REQUIREMENT: Print word for word the first line of the listing below and every line after it, through the line with "const axisNames = ['x-axis', 'y-axis', 'z-axis'];". Leave out the pictures and the rest.

DATASET EXTRACT:
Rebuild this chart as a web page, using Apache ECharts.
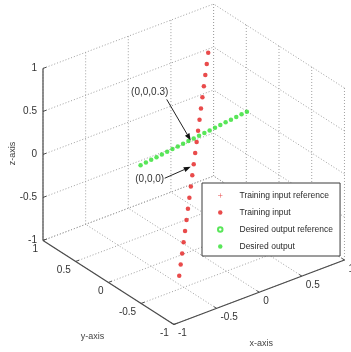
<!DOCTYPE html>
<html>
<head>
<meta charset="utf-8">
<script src="https://cdn.jsdelivr.net/npm/echarts@6/dist/echarts.min.js"></script>
<style>
  html, body { margin: 0; padding: 0; background: #fff; }
  #chart { width: 351px; height: 352px; }
</style>
</head>
<body>
<div id="chart"></div>
<script>
// Tick values shared by the x, y and z axes
const tickValues = [-1, -0.5, 0, 0.5, 1];
const tickLabels = ['-1', '-0.5', '0', '0.5', '1'];
const axisNames = ['x-axis', 'y-axis', 'z-axis'];

// Training input samples
const trainX = [-0.4, -0.36, -0.32, -0.28, -0.24, -0.2, -0.16, -0.12, -0.08, -0.04, 0,
                0.04, 0.08, 0.12, 0.16, 0.2, 0.24, 0.28, 0.32, 0.36, 0.4];
const trainY = [-0.3, -0.27, -0.24, -0.21, -0.18, -0.15, -0.12, -0.09, -0.06, -0.03, 0,
                0.03, 0.06, 0.09, 0.12, 0.15, 0.18, 0.21, 0.24, 0.27, 0.3];
const trainZ = [-1, -0.9, -0.8, -0.7, -0.6, -0.5, -0.4, -0.3, -0.2, -0.1, 0,
                0.1, 0.2, 0.3, 0.4, 0.5, 0.6, 0.7, 0.8, 0.9, 1];

// Desired output samples
const outX = [-0.7, -0.63, -0.56, -0.49, -0.42, -0.35, -0.28, -0.21, -0.14, -0.07, 0,
              0.07, 0.14, 0.21, 0.28, 0.35, 0.42, 0.49, 0.56, 0.63, 0.7];
const outY = [-0.1, -0.09, -0.08, -0.07, -0.06, -0.05, -0.04, -0.03, -0.02, -0.01, 0,
              0.01, 0.02, 0.03, 0.04, 0.05, 0.06, 0.07, 0.08, 0.09, 0.1];
const outZ = [0.3, 0.3, 0.3, 0.3, 0.3, 0.3, 0.3, 0.3, 0.3, 0.3, 0.3,
              0.3, 0.3, 0.3, 0.3, 0.3, 0.3, 0.3, 0.3, 0.3, 0.3];

const legendNames = ['Training input reference', 'Training input',
                     'Desired output reference', 'Desired output'];

// Annotated points
const annotationTexts = ['(0,0,0.3)', '(0,0,0)'];
const annotationPoints = [[0, 0, 0.3], [0, 0, 0]];

// ---- view: orthographic projection, azimuth -37.5 deg, elevation ~30 deg ----
const AZ = 37.5 * Math.PI / 180;
const EL = 29.5 * Math.PI / 180;
const KZ = 0.8;           // vertical stretch of the z direction
const SCALE = 107.5;      // pixels per projected unit
const CA = Math.cos(AZ), SA = Math.sin(AZ), SE = Math.sin(EL);

function project(x, y, z) {
  return [x * CA - y * SA, (x * SA + y * CA) * SE + z * KZ];
}
const U = CA + SA;
const V = U * SE + KZ;

const FONT = 'Liberation Sans, Arial, Helvetica, sans-serif';

// ---- box geometry built from the ticks ----
const gridSegs = [];
tickValues.forEach(t => {
  gridSegs.push([t, -1, -1, t, 1, -1]);   // floor, constant x
  gridSegs.push([-1, t, -1, 1, t, -1]);   // floor, constant y
  gridSegs.push([t, 1, -1, t, 1, 1]);     // wall y = 1, vertical
  gridSegs.push([-1, 1, t, 1, 1, t]);     // wall y = 1, horizontal
  gridSegs.push([1, t, -1, 1, t, 1]);     // wall x = 1, vertical
  gridSegs.push([1, -1, t, 1, 1, t]);     // wall x = 1, horizontal
});
const axisSegs = [
  [-1, -1, -1, 1, -1, -1],
  [-1, 1, -1, -1, -1, -1],
  [-1, 1, -1, -1, 1, 1]
];
const TL = 0.04;
const tickSegs = [];
tickValues.forEach(t => {
  tickSegs.push([t, -1, -1, t, -1 + TL, -1]);
  tickSegs.push([-1, t, -1, -1 + TL, t, -1]);
  tickSegs.push([-1, 1, t, -1 + TL, 1, t]);
});
const tickLabelData = [];
tickValues.forEach((t, i) => {
  tickLabelData.push([t, -1, -1, i, 0]);
  tickLabelData.push([-1, t, -1, i, 1]);
  tickLabelData.push([-1, 1, t, i, 2]);
});
const tickLabelLayout = [
  { dx: 4, dy: 9, align: 'left' },
  { dx: -5, dy: 9, align: 'right' },
  { dx: -6, dy: 0, align: 'right' }
];
const axisNameData = [[0, -1, -1, 0], [-1, 0, -1, 1], [-1, 1, 0, 2]];
const axisNameLayout = [
  { dx: 2, dy: 51, rot: 0 },
  { dx: -16, dy: 54, rot: 0 },
  { dx: -30, dy: -1, rot: Math.PI / 2 }
];
const annotationData = annotationPoints.map((p, i) => [p[0], p[1], p[2], i]);
const annotationLayout = [
  { tx: -44, ty: -46, sx: -27, sy: -39, ex: -3, ey: 2 },
  { tx: -44, ty: 15, sx: -29, sy: 14, ex: -3, ey: 2.5 }
];

function segmentSeries(segs, style) {
  return {
    type: 'custom', silent: true, coordinateSystem: 'cartesian2d', z: 1,
    data: segs,
    renderItem: (params, api) => {
      const a = api.coord(project(api.value(0), api.value(1), api.value(2)));
      const b = api.coord(project(api.value(3), api.value(4), api.value(5)));
      return { type: 'line', shape: { x1: a[0], y1: a[1], x2: b[0], y2: b[1] }, style: style };
    }
  };
}

const plusIcon = 'path://M4,0H5V4H9V5H5V9H4V5H0V4H4Z';
const RED = '#e41e1e';
const GREEN = '#2fe02f';

const option = {
  animation: false,
  backgroundColor: '#fff',
  grid: { left: 43, top: 4, width: 2 * U * SCALE, height: 2 * V * SCALE },
  xAxis: { type: 'value', min: -U, max: U, show: false },
  yAxis: { type: 'value', min: -V, max: V, show: false },
  legend: {
    orient: 'vertical', left: 202, top: 183,
    padding: [7, 7, 4, 15], itemGap: 6, itemWidth: 4.5, itemHeight: 4.5,
    backgroundColor: '#fff', borderColor: '#3a3a3a', borderWidth: 1,
    selectedMode: false,
    textStyle: { fontSize: 8.5, fontFamily: FONT, color: '#2a2a2a', lineHeight: 11, padding: [0, 0, 0, 12] },
    data: [
      { name: legendNames[0], icon: plusIcon, itemStyle: { color: RED } },
      { name: legendNames[1], icon: 'circle', itemStyle: { color: RED } },
      { name: legendNames[2], icon: 'emptyCircle',
        itemStyle: { color: GREEN, borderColor: GREEN, borderWidth: 0.8 } },
      { name: legendNames[3], icon: 'circle', itemStyle: { color: GREEN } }
    ]
  },
  series: [
    segmentSeries(gridSegs, { stroke: '#a0a0a0', lineWidth: 1, lineDash: [1, 2] }),
    segmentSeries(axisSegs, { stroke: '#4a4a4a', lineWidth: 1.2 }),
    segmentSeries(tickSegs, { stroke: '#4a4a4a', lineWidth: 1 }),
    {
      type: 'custom', silent: true, coordinateSystem: 'cartesian2d', z: 3,
      data: tickLabelData,
      renderItem: (params, api) => {
        const p = api.coord(project(api.value(0), api.value(1), api.value(2)));
        const lay = tickLabelLayout[api.value(4)];
        return {
          type: 'text', x: p[0] + lay.dx, y: p[1] + lay.dy,
          style: { text: tickLabels[api.value(3)], fill: '#333', font: '10px ' + FONT,
                   align: lay.align, verticalAlign: 'middle' }
        };
      }
    },
    {
      type: 'custom', silent: true, coordinateSystem: 'cartesian2d', z: 3,
      data: axisNameData,
      renderItem: (params, api) => {
        const p = api.coord(project(api.value(0), api.value(1), api.value(2)));
        const lay = axisNameLayout[api.value(3)];
        return {
          type: 'text', x: p[0] + lay.dx, y: p[1] + lay.dy, rotation: lay.rot,
          style: { text: axisNames[api.value(3)], fill: '#444', font: '9px ' + FONT,
                   align: 'center', verticalAlign: 'middle' }
        };
      }
    },
    {
      name: legendNames[0], type: 'scatter', data: [], symbol: plusIcon, itemStyle: { color: RED }
    },
    {
      name: legendNames[1], type: 'scatter', z: 4,
      symbol: 'circle', symbolSize: 4.5, itemStyle: { color: RED },
      data: trainX.map((x, i) => project(x, trainY[i], trainZ[i]))
    },
    {
      name: legendNames[2], type: 'scatter', data: [], symbol: 'emptyCircle', itemStyle: { color: GREEN }
    },
    {
      name: legendNames[3], type: 'scatter', z: 5,
      symbol: 'circle', symbolSize: 4.5, itemStyle: { color: GREEN },
      data: outX.map((x, i) => project(x, outY[i], outZ[i]))
    },
    {
      type: 'custom', silent: true, coordinateSystem: 'cartesian2d', z: 6,
      data: annotationData,
      renderItem: (params, api) => {
        const p = api.coord(project(api.value(0), api.value(1), api.value(2)));
        const lay = annotationLayout[api.value(3)];
        const sx = p[0] + lay.sx, sy = p[1] + lay.sy;
        const ex = p[0] + lay.ex, ey = p[1] + lay.ey;
        const ang = Math.atan2(ey - sy, ex - sx);
        const hl = 7, hw = 2.6;
        const bx = ex - hl * Math.cos(ang), by = ey - hl * Math.sin(ang);
        const nx = -Math.sin(ang) * hw, ny = Math.cos(ang) * hw;
        return {
          type: 'group',
          children: [
            { type: 'line', shape: { x1: sx, y1: sy, x2: bx, y2: by },
              style: { stroke: '#222', lineWidth: 1 } },
            { type: 'polygon', shape: { points: [[ex, ey], [bx + nx, by + ny], [bx - nx, by - ny]] },
              style: { fill: '#111' } },
            { type: 'text', x: p[0] + lay.tx, y: p[1] + lay.ty,
              style: { text: annotationTexts[api.value(3)], fill: '#333', font: '10px ' + FONT,
                       align: 'center', verticalAlign: 'middle' } }
          ]
        };
      }
    }
  ]
};

const chart = echarts.init(document.getElementById('chart'));
chart.setOption(option);
</script>
</body>
</html>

REPLY TO THE EXERCISE:
Rebuild this chart as a web page, using Apache ECharts.
<!DOCTYPE html>
<html>
<head>
<meta charset="utf-8">
<script src="https://cdn.jsdelivr.net/npm/echarts@6/dist/echarts.min.js"></script>
<style>
  html, body { margin: 0; padding: 0; background: #fff; }
  #chart { width: 351px; height: 352px; }
</style>
</head>
<body>
<div id="chart"></div>
<script>
// Tick values shared by the x, y and z axes
const tickValues = [-1, -0.5, 0, 0.5, 1];
const tickLabels = ['-1', '-0.5', '0', '0.5', '1'];
const axisNames = ['x-axis', 'y-axis', 'z-axis'];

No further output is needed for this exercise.